My book has gives the following example: Given two independent random variables $X$ and $Y$ with exponential densities $f(x) = \lambda e^{-\lambda x}$ and $g(x) = \mu e^{-\mu x}$ (with CDF $G(x)$) respectively, $P(X < Y)$ is given by:
$$P(X<Y) = \int_0^\infty f(x)(1-G(x))dx$$
I don't understand the intuition behind this expression or how it was derived. Is $f(x)dx$ supposed to represent $P(X = x)$ (even though $f(x)$ is not a probability and $P(X = x)$ is 0) and $1-G(x)$ represents $P(Y > x)$ and integral sums up what is essentially $P(X = x)P(Y > x)$ for all values of $x$?

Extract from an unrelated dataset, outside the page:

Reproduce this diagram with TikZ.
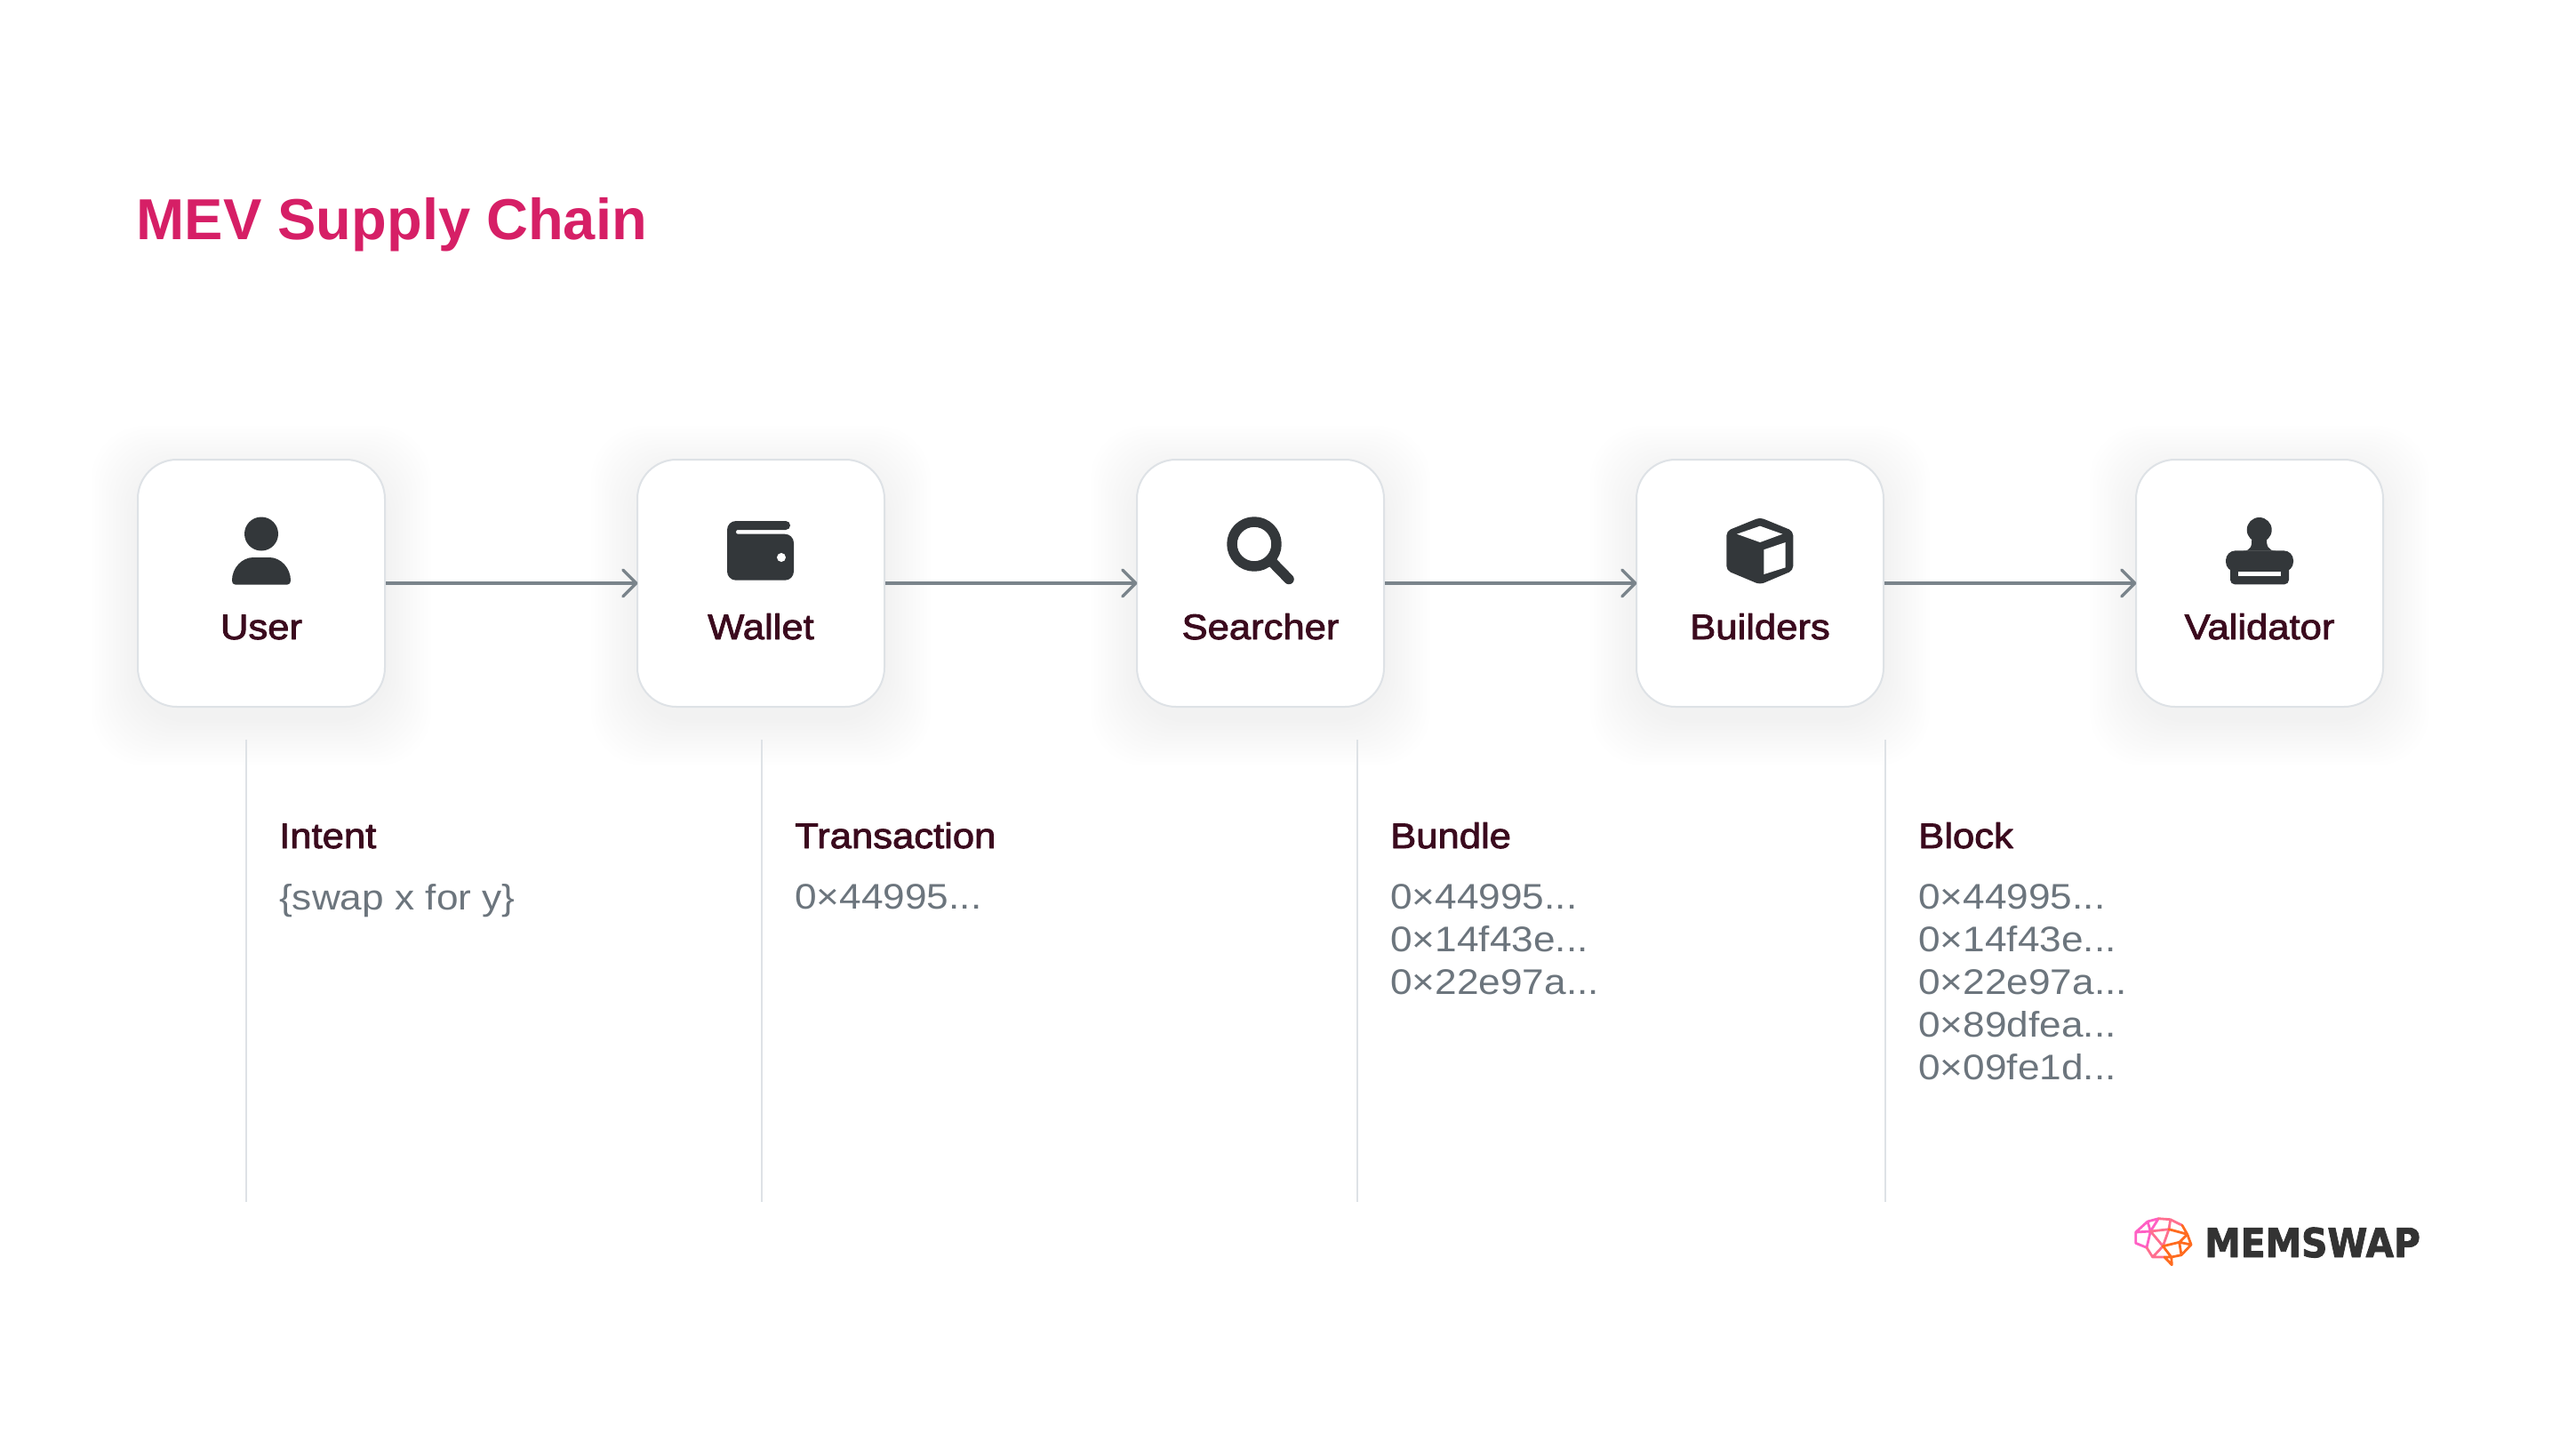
\documentclass[tikz,border=0pt]{standalone}
\usepackage{fontspec}
\setmainfont{Liberation Sans}
\newfontfamily\labelfont[FakeBold=2.2,FakeStretch=1.09]{Liberation Sans}
\newfontfamily\codefont[FakeStretch=1.105]{Liberation Sans}
\newfontfamily\logofont[FakeBold=2,FakeStretch=0.905]{DejaVu Sans Bold}
\usetikzlibrary{arrows.meta}
\definecolor{titlered}{HTML}{D61F66}
\definecolor{labeldark}{HTML}{3B0A1E}
\definecolor{codegrey}{HTML}{6C757D}
\definecolor{icondark}{HTML}{33373A}
\definecolor{rulegrey}{HTML}{DEE2E6}
\definecolor{linkgrey}{HTML}{7A848B}
\definecolor{brainpink}{HTML}{FF5FC4}
\definecolor{brainrose}{HTML}{FF6F8F}
\definecolor{brainorange}{HTML}{FF6B1F}
\tikzset{
	stagebox/.style={draw=rulegrey, line width=2pt, fill=white, rounded corners=44pt, minimum size=278pt, inner sep=0pt},
	stagelabel/.style={anchor=base, inner sep=0pt, text=labeldark, font=\labelfont\fontsize{40}{48}\selectfont},
	blockhead/.style={anchor=base west, inner sep=0pt, text=labeldark, font=\labelfont\fontsize{40}{48}\selectfont},
	blocktext/.style={anchor=north west, align=left, inner sep=0pt, text=codegrey, font=\codefont\fontsize{40}{48}\selectfont},
	link/.style={draw=linkgrey, line width=3.4pt, shorten >=-1.5pt, -{Straight Barb[length=15pt,width=30pt,line width=3.4pt,round]}},
	blockrule/.style={draw=rulegrey, line width=2pt},
	icon/.style={fill=icondark},
	boxshadow/.style={fill=black, opacity=0.003, rounded corners=60pt},
	brainline/.style={line width=2.8pt, line join=round, line cap=round}
}
\begin{document}
\begin{tikzpicture}[x=1pt, y=-1pt, line join=round]
	\useasboundingbox[fill=white] (0,0) rectangle (2898,1630);
	\node[anchor=base west, inner sep=0pt, text=titlered, font=\bfseries\fontsize{65}{70}\selectfont] (title) at (153.5,269) {MEV Supply Chain};
	% soft shadow under the boxes
	\foreach \cx in {294,856,1418,1980,2542}
		\foreach \g in {4,8,...,52}
			\fill[boxshadow] (\cx-139-\g,517+14-\g) rectangle (\cx+139+\g,795+14+\g);
	% boxes
	\node[stagebox] (user) at (294,656) {};
	\node[stagebox] (wallet) at (856,656) {};
	\node[stagebox] (searcher) at (1418,656) {};
	\node[stagebox] (builders) at (1980,656) {};
	\node[stagebox] (validator) at (2542,656) {};
	\draw[link] (user) -- (wallet);
	\draw[link] (wallet) -- (searcher);
	\draw[link] (searcher) -- (builders);
	\draw[link] (builders) -- (validator);
	\node[stagelabel] (userlabel) at (294,719) {User};
	\node[stagelabel] (walletlabel) at (856,719) {Wallet};
	\node[stagelabel] (searcherlabel) at (1418,719) {Searcher};
	\node[stagelabel] (builderslabel) at (1980,719) {Builders};
	\node[stagelabel] (validatorlabel) at (2542,719) {Validator};
	% user icon
	\fill[icon] (294,600.5) ellipse (19pt and 19pt);
	\fill[icon] (265,657.7) -- (323,657.7) .. controls (326,657.7) and (327,655.5) .. (327,653) .. controls (327,639) and (316,627) .. (303,627) -- (285,627) .. controls (272,627) and (261,639) .. (261,653) .. controls (261,655.5) and (262,657.7) .. (265,657.7) -- cycle;
	% wallet icon
	\fill[icon] (850,586) [rounded corners=5pt] -- (889,586) -- (889,596) [rounded corners=2pt] -- (828,596) -- (828,600.7) [rounded corners=10pt] -- (893,600.7) -- (893,652.7) -- (818,652.7) -- (818,586) -- cycle;
	\fill[white] (879,627) circle (5pt);
	% searcher icon
	\draw[icondark, line width=11.5pt] (1411,612) circle (25pt);
	\draw[icondark, line width=11.5pt, line cap=round] (1430,631) -- (1450,651.5);
	% builders icon
	\fill[icon, rounded corners=5pt] (1980,582) -- (2017.3,597.3) -- (2017.3,641.7) -- (1980,657.5) -- (1942.3,641.7) -- (1942.3,597.3) -- cycle;
	\fill[white] (1954,600.7) -- (1980,591.7) -- (2005.3,600.7) -- (1980,610) -- cycle;
	\fill[white] (1984.3,618.3) -- (2008.7,610) -- (2008.7,638.3) -- (1984.3,646) -- cycle;
	% validator icon
	\fill[icon] (2541.7,596) circle (14pt);
	\fill[icon] (2533,604) .. controls (2534,614) and (2532,619.5) .. (2524,619.5) -- (2560,619.5) .. controls (2552,619.5) and (2549,614) .. (2550.4,604) -- cycle;
	\fill[icon, rounded corners=11pt] (2504,619.3) rectangle (2580,643);
	\fill[icon, rounded corners=5pt] (2509,630) rectangle (2575,657.3);
	\fill[white] (2518.3,643.3) rectangle (2565.7,648);
	% columns below
	\draw[blockrule] (277,832) -- (277,1352);
	\draw[blockrule] (857,832) -- (857,1352);
	\draw[blockrule] (1527,832) -- (1527,1352);
	\draw[blockrule] (2121,832) -- (2121,1352);
	\node[blockhead] (intent) at (314,954) {Intent};
	\node[blockhead] (transaction) at (894,954) {Transaction};
	\node[blockhead] (bundle) at (1564,954) {Bundle};
	\node[blockhead] (block) at (2158,954) {Block};
	\node[blocktext] (intenttext) at (314,994) {\{swap x for y\}};
	\node[blocktext] (transactiontext) at (894,994) {0×44995...};
	\node[blocktext] (bundletext) at (1564,994) {0×44995...\\0×14f43e...\\0×22e97a...};
	\node[blocktext] (blocktext) at (2158,994) {0×44995...\\0×14f43e...\\0×22e97a...\\0×89dfea...\\0×09fe1d...};
	% logo
	\draw[brainline, brainpink] (2428.3,1370.7) -- (2416,1374) -- (2402.7,1386) -- (2402.7,1398.3) -- (2415,1403.3) (2416,1374) -- (2419.3,1385) -- (2402.7,1386) (2428.3,1370.7) -- (2419.3,1385) (2419.3,1385) -- (2415,1403.3);
	\draw[brainline, brainrose] (2428.3,1370.7) -- (2441.7,1371.7) -- (2440,1382.7) -- (2419.3,1385) -- (2433.3,1401.7) -- (2440,1382.7) (2441.7,1371.7) -- (2455,1378.3) (2415,1403.3) -- (2421.7,1414) -- (2433.3,1401.7) (2421.7,1414) -- (2435,1414);
	\draw[brainline, brainorange] (2455,1378.3) -- (2460.7,1388.3) -- (2465,1400) -- (2454,1411.7) -- (2442.7,1414) -- (2433.3,1401.7) -- (2451.7,1397.3) -- (2454,1411.7) (2451.7,1397.3) -- (2465,1400) (2451.7,1397.3) -- (2460.7,1388.3) -- (2440,1382.7) (2435,1414) -- (2443.3,1422.7) -- (2442.7,1414) -- (2435,1414);
	\node[anchor=base west, inner sep=0pt, text=black!80, font=\logofont\fontsize{45}{50}\selectfont] (memswap) at (2480,1414) {MEMSWAP};
\end{tikzpicture}
\end{document}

Is this equation also true for any $f$ and $g$ if we change the lower limit of integration should be $-\infty$?
The probability for an event is the expected value of the indicator random variable for the event.
$$\mathsf P(X<Y)=\mathsf E(\mathbf 1_{X<Y})$$
For independent exponential random variables, $X,Y$ , this expectation is the double integral of the indicator and the product of their probability density functions, over their joint support. The indicator random variable can of course be combined into the integral interval.$$\begin{align}\mathsf P(X<Y)&=\int_0^\infty\int_0^\infty \mathbf 1_{x<y}~f(x)~g(y)~\mathrm d y~\mathrm d x\\&=\int_0^\infty f(x)\int_x^\infty g(y)\mathrm d y~\mathrm dx\end{align}$$ Finally, that inner integral is precisely the survival function (ie 1 minus the CDF for $Y$ evaluated at point $x$).
$$\begin{align}\mathsf P(X<Y)&=\int_0^\infty f(x)~\big(1-G(x)\big)~\mathrm d x\end{align}$$
Yes. The above is being a little sneaky in using the support for the p.d.f. before unpacking them. That is okay.
But anyway, as long as $X,Y$ are independent continuous random variables.
$$\begin{align}\mathsf P(X<Y)&=\int_{-\infty}^\infty f(x)~\int_x^\infty g(y)\mathrm d y~\mathrm d x\\&=\int_{-\infty}^\infty f(x)~\big(1-G(x)\big)~\mathrm d x\end{align}$$